Issue spotting decides most marks
In scenario-based law questions, candidates often lose marks before writing their first full paragraph. They miss major issues, overstate minor ones, or mix legal tests. A strong structure solves this by forcing prioritization before prose.
The three-part script architecture
Part 1: Issue roadmap (short)
Start with a two- or three-line roadmap naming the key legal issues in order of likely mark weight. This signals control and helps the marker track your analysis.
Part 2: Ranked analysis blocks
Handle each issue in a separate block using weighted IRAC. Give most space to application. Use one authority cue where relevant and tie it to facts directly.

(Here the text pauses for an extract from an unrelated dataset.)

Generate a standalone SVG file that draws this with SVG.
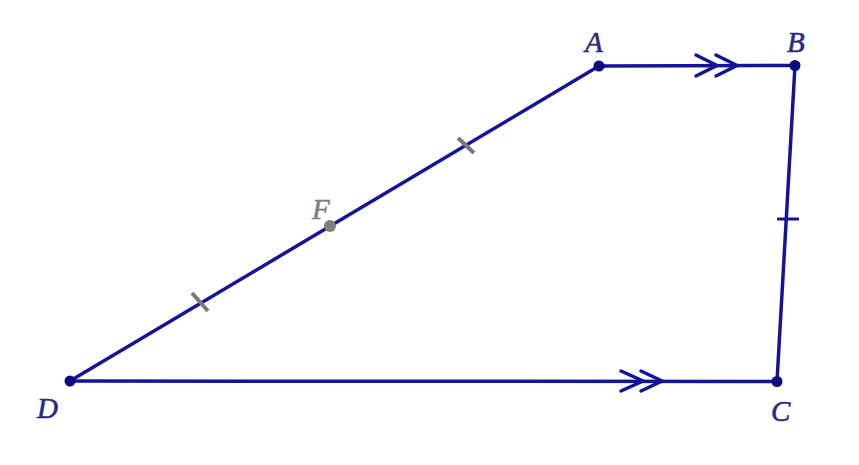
<svg xmlns="http://www.w3.org/2000/svg" width="859" height="465" viewBox="0 0 859 465">
<defs>
<style>
.seg{stroke:#14149a;stroke-width:3.5;fill:none;stroke-linecap:round}
.chev{stroke:#14149a;stroke-width:3.5;fill:none;stroke-linecap:round;stroke-linejoin:miter}
.tick{stroke:#7a7a7a;stroke-width:4;stroke-linecap:butt}
.tickb{stroke:#14149a;stroke-width:3;stroke-linecap:butt}
.pt{fill:#0b0b7e}
.lbl{font-family:"Liberation Serif",serif;font-style:italic;font-size:29px;fill:#2b2b7c;stroke:#2b2b7c;stroke-width:0.6}
.lblf{font-family:"Liberation Serif",serif;font-style:italic;font-size:29px;fill:#7f7f7f;stroke:#7f7f7f;stroke-width:0.6}
</style>
</defs>
<rect width="859" height="465" fill="#ffffff"/>
<g id="connectors">
<line class="seg" x1="70" y1="381" x2="599" y2="66"/>
<line class="seg" x1="599" y1="66" x2="795" y2="65.5"/>
<line class="seg" x1="795" y1="65.5" x2="777" y2="381.5"/>
<line class="seg" x1="70" y1="381" x2="777" y2="381.5"/>
<polyline class="chev" points="696,55 717,65.5 696,76"/>
<polyline class="chev" points="716,55 737,65.5 716,76"/>
<polyline class="chev" points="621,371 643,381 621,391"/>
<polyline class="chev" points="641,371 662,381 641,391"/>
<line class="tick" x1="192" y1="293" x2="208" y2="311"/>
<line class="tick" x1="458" y1="138" x2="474" y2="153"/>
<line class="tickb" x1="777" y1="219" x2="799" y2="219"/>
</g>
<g id="node-A"><circle class="pt" cx="599" cy="66" r="5.5"/><text class="lbl" x="585" y="52">A</text></g>
<g id="node-B"><circle class="pt" cx="795" cy="65.5" r="5.5"/><text class="lbl" x="787" y="52">B</text></g>
<g id="node-C"><circle class="pt" cx="777" cy="381.5" r="5.5"/><text class="lbl" x="771" y="421">C</text></g>
<g id="node-D"><circle class="pt" cx="70" cy="381" r="5.5"/><text class="lbl" x="37" y="418">D</text></g>
<g id="node-F"><circle cx="330" cy="226" r="6" fill="#7f7f7f"/><text class="lblf" x="312" y="219">F</text></g>
</svg>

Part 3: Practical conclusion
End each major issue with an outcome statement: likely legal position, uncertainty points, and what fact would change the result. Practical conclusions score highly because they show legal judgment.
Ranking issues under time pressure
Use this quick test: if removed, would the answer lose substantial marks? If yes, it is a major issue. If not, keep it brief. This prevents ten-minute detours on peripheral points.
Paragraph formula you can train
Use one paragraph per function:
- Issue sentence tied to facts
- Rule sentence with legal test
- Application sentences with fact-by-fact logic
- Conclusion sentence with confidence level
Functional paragraphs reduce rambling and improve readability.
How to avoid over-writing
Set a per-issue timer before writing. If time expires, conclude and move. A complete script with balanced coverage almost always outperforms an incomplete script with one polished section.
Practice drill
Take one past scenario. Spend only 3 minutes creating an issue roadmap and ranking list. Then write one full analysis block in 8 minutes. Repeat with three different questions. This drill builds speed in planning, which is where most time is won.
Closing perspective
Issue-spotting excellence is a structural skill, not talent. Use a roadmap, ranked blocks, and practical conclusions consistently. When structure is stable, quality improves even under pressure.